**SUPPLIED DATA:**
————

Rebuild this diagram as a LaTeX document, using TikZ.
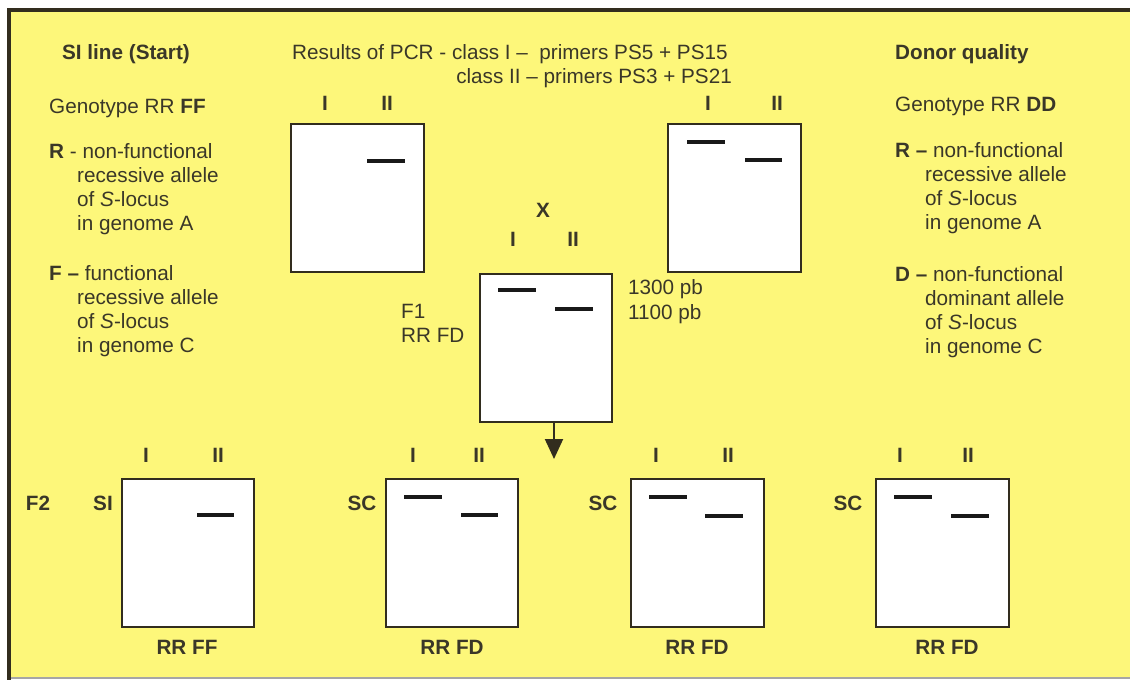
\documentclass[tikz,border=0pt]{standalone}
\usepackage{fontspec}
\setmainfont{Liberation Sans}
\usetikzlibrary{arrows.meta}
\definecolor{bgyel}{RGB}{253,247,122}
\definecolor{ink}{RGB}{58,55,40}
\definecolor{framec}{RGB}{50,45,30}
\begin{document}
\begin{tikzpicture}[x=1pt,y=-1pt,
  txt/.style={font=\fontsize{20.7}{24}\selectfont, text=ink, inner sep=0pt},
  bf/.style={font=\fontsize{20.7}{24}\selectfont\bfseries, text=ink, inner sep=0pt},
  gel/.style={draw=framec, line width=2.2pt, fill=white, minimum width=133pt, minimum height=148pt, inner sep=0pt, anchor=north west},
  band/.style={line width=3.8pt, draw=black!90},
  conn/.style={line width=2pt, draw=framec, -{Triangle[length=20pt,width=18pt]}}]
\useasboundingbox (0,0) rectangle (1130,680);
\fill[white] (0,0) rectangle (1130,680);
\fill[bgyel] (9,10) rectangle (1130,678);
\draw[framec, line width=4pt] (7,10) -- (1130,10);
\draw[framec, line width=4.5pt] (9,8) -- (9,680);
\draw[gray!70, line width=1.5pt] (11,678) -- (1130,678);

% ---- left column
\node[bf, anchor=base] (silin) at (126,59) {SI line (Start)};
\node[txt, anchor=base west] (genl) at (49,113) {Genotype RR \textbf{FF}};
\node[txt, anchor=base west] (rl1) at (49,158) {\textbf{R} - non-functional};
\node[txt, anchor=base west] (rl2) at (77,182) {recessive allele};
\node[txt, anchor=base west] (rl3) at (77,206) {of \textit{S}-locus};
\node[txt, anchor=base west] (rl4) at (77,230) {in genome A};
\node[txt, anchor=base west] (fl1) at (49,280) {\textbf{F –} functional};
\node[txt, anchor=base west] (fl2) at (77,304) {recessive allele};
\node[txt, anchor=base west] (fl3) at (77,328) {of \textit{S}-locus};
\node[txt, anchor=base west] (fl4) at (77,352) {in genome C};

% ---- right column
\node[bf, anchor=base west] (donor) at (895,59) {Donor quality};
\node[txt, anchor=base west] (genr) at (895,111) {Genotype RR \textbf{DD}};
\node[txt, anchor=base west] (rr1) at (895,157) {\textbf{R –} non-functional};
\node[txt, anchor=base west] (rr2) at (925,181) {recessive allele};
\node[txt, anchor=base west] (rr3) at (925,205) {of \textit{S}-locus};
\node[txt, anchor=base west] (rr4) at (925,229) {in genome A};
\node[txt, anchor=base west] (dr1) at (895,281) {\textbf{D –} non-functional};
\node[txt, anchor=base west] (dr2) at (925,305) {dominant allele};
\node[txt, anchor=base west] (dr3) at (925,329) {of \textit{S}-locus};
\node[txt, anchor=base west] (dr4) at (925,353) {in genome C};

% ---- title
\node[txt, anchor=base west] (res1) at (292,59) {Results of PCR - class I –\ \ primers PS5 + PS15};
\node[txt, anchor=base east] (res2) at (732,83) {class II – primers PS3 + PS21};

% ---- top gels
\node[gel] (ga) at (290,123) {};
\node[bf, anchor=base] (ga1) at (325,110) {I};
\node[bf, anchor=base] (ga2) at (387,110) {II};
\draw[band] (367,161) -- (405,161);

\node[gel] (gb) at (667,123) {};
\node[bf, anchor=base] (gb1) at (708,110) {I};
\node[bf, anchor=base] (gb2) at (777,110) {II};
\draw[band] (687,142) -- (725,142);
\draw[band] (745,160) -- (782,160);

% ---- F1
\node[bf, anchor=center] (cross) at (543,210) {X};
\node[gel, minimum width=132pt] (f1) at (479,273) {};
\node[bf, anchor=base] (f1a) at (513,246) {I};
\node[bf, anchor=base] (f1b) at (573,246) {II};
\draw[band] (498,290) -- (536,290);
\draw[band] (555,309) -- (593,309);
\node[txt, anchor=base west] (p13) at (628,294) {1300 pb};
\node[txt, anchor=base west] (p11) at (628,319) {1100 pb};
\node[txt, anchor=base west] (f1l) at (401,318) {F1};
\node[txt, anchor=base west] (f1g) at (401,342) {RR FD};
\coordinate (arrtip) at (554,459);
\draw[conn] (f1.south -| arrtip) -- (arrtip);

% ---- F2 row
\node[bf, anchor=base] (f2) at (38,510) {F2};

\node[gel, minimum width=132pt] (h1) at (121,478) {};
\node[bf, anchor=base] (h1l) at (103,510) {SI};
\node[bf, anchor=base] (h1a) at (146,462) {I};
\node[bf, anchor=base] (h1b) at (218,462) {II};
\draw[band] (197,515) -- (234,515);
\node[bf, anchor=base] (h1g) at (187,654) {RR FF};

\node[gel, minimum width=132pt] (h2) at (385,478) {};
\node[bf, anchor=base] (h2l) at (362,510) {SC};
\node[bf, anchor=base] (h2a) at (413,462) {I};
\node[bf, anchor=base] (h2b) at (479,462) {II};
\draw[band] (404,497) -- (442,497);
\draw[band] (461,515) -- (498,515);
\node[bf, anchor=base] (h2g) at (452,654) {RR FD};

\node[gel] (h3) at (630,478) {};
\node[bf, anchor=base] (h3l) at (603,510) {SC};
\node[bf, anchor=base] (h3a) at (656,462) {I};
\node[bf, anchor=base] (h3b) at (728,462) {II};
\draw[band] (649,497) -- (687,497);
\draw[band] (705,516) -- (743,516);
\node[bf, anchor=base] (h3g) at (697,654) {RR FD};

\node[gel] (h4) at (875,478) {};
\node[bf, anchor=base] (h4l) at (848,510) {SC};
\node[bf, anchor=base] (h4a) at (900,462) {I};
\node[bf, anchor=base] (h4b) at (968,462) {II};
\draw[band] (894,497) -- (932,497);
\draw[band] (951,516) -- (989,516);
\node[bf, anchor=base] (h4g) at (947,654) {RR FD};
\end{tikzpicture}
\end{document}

————

Repeat the listing above exactly from its first line to the line containing "(11,678) -- (1130,678);", both included, and omit the pictures.

**EXERCISE RESPONSE:**
Rebuild this diagram as a LaTeX document, using TikZ.
\documentclass[tikz,border=0pt]{standalone}
\usepackage{fontspec}
\setmainfont{Liberation Sans}
\usetikzlibrary{arrows.meta}
\definecolor{bgyel}{RGB}{253,247,122}
\definecolor{ink}{RGB}{58,55,40}
\definecolor{framec}{RGB}{50,45,30}
\begin{document}
\begin{tikzpicture}[x=1pt,y=-1pt,
  txt/.style={font=\fontsize{20.7}{24}\selectfont, text=ink, inner sep=0pt},
  bf/.style={font=\fontsize{20.7}{24}\selectfont\bfseries, text=ink, inner sep=0pt},
  gel/.style={draw=framec, line width=2.2pt, fill=white, minimum width=133pt, minimum height=148pt, inner sep=0pt, anchor=north west},
  band/.style={line width=3.8pt, draw=black!90},
  conn/.style={line width=2pt, draw=framec, -{Triangle[length=20pt,width=18pt]}}]
\useasboundingbox (0,0) rectangle (1130,680);
\fill[white] (0,0) rectangle (1130,680);
\fill[bgyel] (9,10) rectangle (1130,678);
\draw[framec, line width=4pt] (7,10) -- (1130,10);
\draw[framec, line width=4.5pt] (9,8) -- (9,680);
\draw[gray!70, line width=1.5pt] (11,678) -- (1130,678);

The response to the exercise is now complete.